Fecund is dominated by a rhomboid - its elongation suggesting perspectives. The main field of the printing is contained by a border in which Ayres strews a progression of dots and splashes in blue, black, violet, white and green. There are remarkable passages here, but none so dramatic as a zone on the right-hand side in which yellow, crimson and orange are intermingled. The colours of fire, and perhaps of some fierce, personal opera.

I don't know their chronological sequence, but surely Songe furthers the inquiry of Fecund. Now there is no border to the painting and the construction seems almost literally a construction, with the oddest hints that a little house is being built. There's a V-shaped element at the top and something like a notional roof. It's almost as though Ayres had crossed Klee with late Motherwell. More likely, though, that the invention is spontaneous, made to give room for completely abstract handling. Within the central and left-hand panels are the most liberated passages I have seen from Ayres' brush.
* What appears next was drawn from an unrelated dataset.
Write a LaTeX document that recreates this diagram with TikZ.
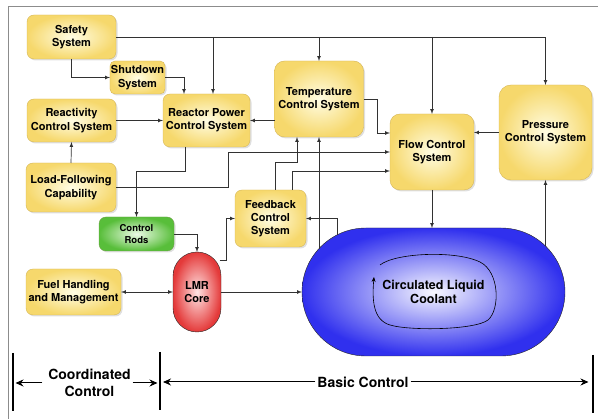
\documentclass[tikz,border=0pt]{standalone}
\usepackage{fontspec}
\setmainfont{TeX Gyre Heros}
\usetikzlibrary{positioning,shadows,arrows.meta}

\definecolor{boxrim}{RGB}{214,182,86}
\definecolor{boxout}{RGB}{246,216,108}
\definecolor{boxin}{RGB}{255,253,228}
\definecolor{rodrim}{RGB}{110,160,70}
\definecolor{rodout}{RGB}{88,190,58}
\definecolor{rodin}{RGB}{236,250,230}
\definecolor{coreout}{RGB}{228,58,58}
\definecolor{corein}{RGB}{255,228,228}
\definecolor{poolout}{RGB}{48,48,238}
\definecolor{poolin}{RGB}{248,248,255}
\definecolor{wirecol}{RGB}{50,50,50}

\begin{document}
\begin{tikzpicture}[x=1pt,y=-1pt,
				every node/.style={font=\bfseries\fontsize{11}{13.3}\selectfont,align=center,inner sep=1pt,outer sep=0pt},
				block/.style={draw=boxrim,rounded corners=7pt,inner color=boxin,outer color=boxout,
					drop shadow={shadow xshift=1.5pt,shadow yshift=-1.5pt,opacity=.25}},
				rodblock/.style={block,draw=rodrim,inner color=rodin,outer color=rodout,
					font=\bfseries\fontsize{9.5}{11.5}\selectfont},
				wire/.style={draw=wirecol,line width=0.7pt},
				bar/.style={line width=1.8pt},
				span/.style={font=\bfseries\fontsize{14}{17.7}\selectfont},
				spanarrow/.style={line width=1pt,-{Stealth[length=8pt,width=7pt]}}]
				\useasboundingbox (0,0) rectangle (598,419);
				\draw[black!45,line width=0.8pt] (8,419) -- (8,6) -- (598,6);
				
				\node (safety)     [block,minimum width=89pt,minimum height=44pt] at (71.5,37) {Safety\\System};
				\node (shutdown)   [block,minimum width=55pt,minimum height=33pt,rounded corners=5pt] at (137.5,77.5) {Shutdown\\System};
				\node (reactivity) [block,minimum width=89pt,minimum height=43pt] at (71.5,120.5) {Reactivity\\Control System};
				\node (rpcs)       [block,minimum width=87pt,minimum height=53pt] at (206.5,120.5) {Reactor Power\\Control System};
				\node (loadfollow) [block,minimum width=90pt,minimum height=49pt] at (71,187.5) {Load-Following\\Capability};
				\node (temp)       [block,minimum width=89pt,minimum height=76pt,rounded corners=10pt] at (319,99) {Temperature\\Control System};
				\node (flow)       [block,minimum width=84pt,minimum height=76pt,rounded corners=10pt] at (432,152) {Flow Control\\System};
				\node (pressure)   [block,minimum width=93pt,minimum height=95pt,rounded corners=12pt] at (545.5,132.5) {Pressure\\Control System};
				\node (rods)       [rodblock,minimum width=75pt,minimum height=34pt] at (136.5,234) {Control\\Rods};
				\node (feedback)   [block,minimum width=71pt,minimum height=57pt] at (270.5,218.5) {Feedback\\Control\\System};
				\node (fuel)       [block,minimum width=95pt,minimum height=46pt] at (73.5,292) {Fuel Handling\\and Management};
				\node (core)       [draw=black!85,rounded corners=24pt,inner color=corein,outer color=coreout,
				                    minimum width=48pt,minimum height=80pt] at (197,292) {LMR\\Core};
				\node (coolant)    [draw=black!85,rounded corners=64pt,inner color=poolin,outer color=poolout,
				                    minimum width=263pt,minimum height=128pt,font=\bfseries\fontsize{12.5}{14}\selectfont] at (433.5,292) {Circulated Liquid\\Coolant};
				
				% loop inside the coolant
				\draw[line width=0.6pt,-{Stealth[length=5pt,width=4pt]}] (380,265) .. controls (395,253) and (455,250) .. (480,262)
					.. controls (500,272) and (500,310) .. (488,320)
					.. controls (475,330) and (410,331) .. (390,325)
					.. controls (373,320) and (372,300) .. (374,277);
				
				\draw[wire,-latex] (safety.east) -| (pressure.north);
				\draw[wire,-latex] ([xshift=6.5pt]rpcs.north |- safety.east) -- ([xshift=6.5pt]rpcs.north);
				\draw[wire,-latex] (temp.north |- safety.east) -- (temp.north);
				\draw[wire,-latex] (flow.north |- safety.east) -- (flow.north);
				\draw[wire,-latex] (safety.south) |- (shutdown.west);
				\draw[wire,-latex] (shutdown.east) -| ([xshift=-22.5pt]rpcs.north);
				\draw[wire,-latex] (reactivity.east) -- (rpcs.west);
				\draw[wire,-latex] (loadfollow.north) -- (reactivity.south);
				\draw[wire,-latex] (temp.west |- rpcs.east) -- (rpcs.east);
				\draw[wire,-latex] ([xshift=-21.5pt]rpcs.south) -- ++(0,24) -| (rods.north);
				\draw[wire,-latex] (loadfollow.east) -- ++(112,0) |- (flow.west);
				\draw[wire,-latex] (rods.east) -| (core.north);
				\draw[wire,-latex] ([shift={(22.6,-32)}]core.center) -- ++(6.4,0) |- (feedback.west);
				\draw[wire,-latex] (core.east) -- (coolant.west);
				\draw[wire,latex-latex] (fuel.east) -- (core.west);
				\draw[wire,-latex] (flow.south) -- (flow.south |- coolant.north);
				\draw[wire,-latex] ([shift={(112,-46)}]coolant.center) -- (pressure.south);
				\draw[wire,-latex] ([shift={(-96.5,-57)}]coolant.center) |- (feedback.east);
				\draw[wire,-latex] ([shift={(-114.5,-43.4)}]coolant.center) -- (temp.south);
				\draw[wire,-latex] ([xshift=4.5pt]feedback.north) -- ++(0,-28) -| ([xshift=-22pt]temp.south);
				\draw[wire,-latex] ([xshift=21.5pt]feedback.north) |- ([yshift=-19pt]flow.west);
				\draw[wire,-latex] (temp.east) -- ++(14,0) |- ([yshift=19pt]flow.west);
				\draw[wire,-latex] (pressure.west) -- (flow.east |- pressure.west);
				
				% control ranges
				\draw[bar] (13,353) coordinate (barA) -- (13,411);
				\draw[bar] (160,352) coordinate (barB) -- (160,410);
				\draw[bar] (593,355) coordinate (barC) -- (593,413);
				\node (coord) [span] at (89.5,383) {Coordinated\\Control};
				\node (basic) [span] at (363,382) {Basic Control};
				\draw[spanarrow,shorten <=5pt,shorten >=2.5pt] (coord.west) -- (coord.west -| barA);
				\draw[spanarrow,shorten <=1pt,shorten >=2.5pt] (coord.east) -- (coord.east -| barB);
				\draw[spanarrow,shorten <=1pt,shorten >=3pt] (basic.west) -- (basic.west -| barB);
				\draw[spanarrow,shorten <=1pt,shorten >=4.5pt] (basic.east) -- (basic.east -| barC);
			\end{tikzpicture}
\end{document}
These paintings are so interesting that they tend to overwhelm Darius, dated 1990-91, which is a more complete and perfected work. If I am right that Songe and Fecund are the beginnings of a new direction then Darius may be the conclusion of something else. Future generations - who I hope will look at this wonderful painting in the Tate, where it should belong - will consider it next to the 1990 canvases by Patrick Heron. The two artists are not temperamentally similar; but they both have a real feeling for the French tradition of the windowscape and the garden portrait. And both have such sympathy with the expired genre that their paintings tend to be declamatory rather than wistful.

In Ayres, a Matissean vision of the domestic pastoral has been crossed with her own distinct touch. She has reinvented flower painting through the medium of an abstract artist. In Darius we discern shutters, perhaps a conservatory, quite overlaid by the bounty of nature as expressed through paint. The intricate passageways, its burgeoning shapes and changes of directions could all have been achieved by some sort of figurative mastery. But Darius's colour contrasts, its flatness and forthright application, are all owed to abstractions American as well as French.

Ayres has reached the stage where she can paint a picture quite of her own and still tease us with the thought of Picasso. Upstairs at Purdy Hicks is a vivacious canvas called Sancho. Even without the title we would notice its affinity to Picasso's early-Fifties tribute to Don Quichotte et Sancho Panca. The painting is a feat of humour, understanding and of Ayres' own personality. Another aspect of Picasso is in the upstairs room, for his ceramics have always been an influence on Ayres' round paintings. The two tondos on display show that she is becoming more economical in the circular format. That is probably for the better. Ayres finds such richness in paint that she tends to be over-generous. I predict that her next set of paintings will be sparer; and also more searching.

Purdy Hicks, Mill St, SE1 (071-237 6062) to 26 June; closed Sun, Mon.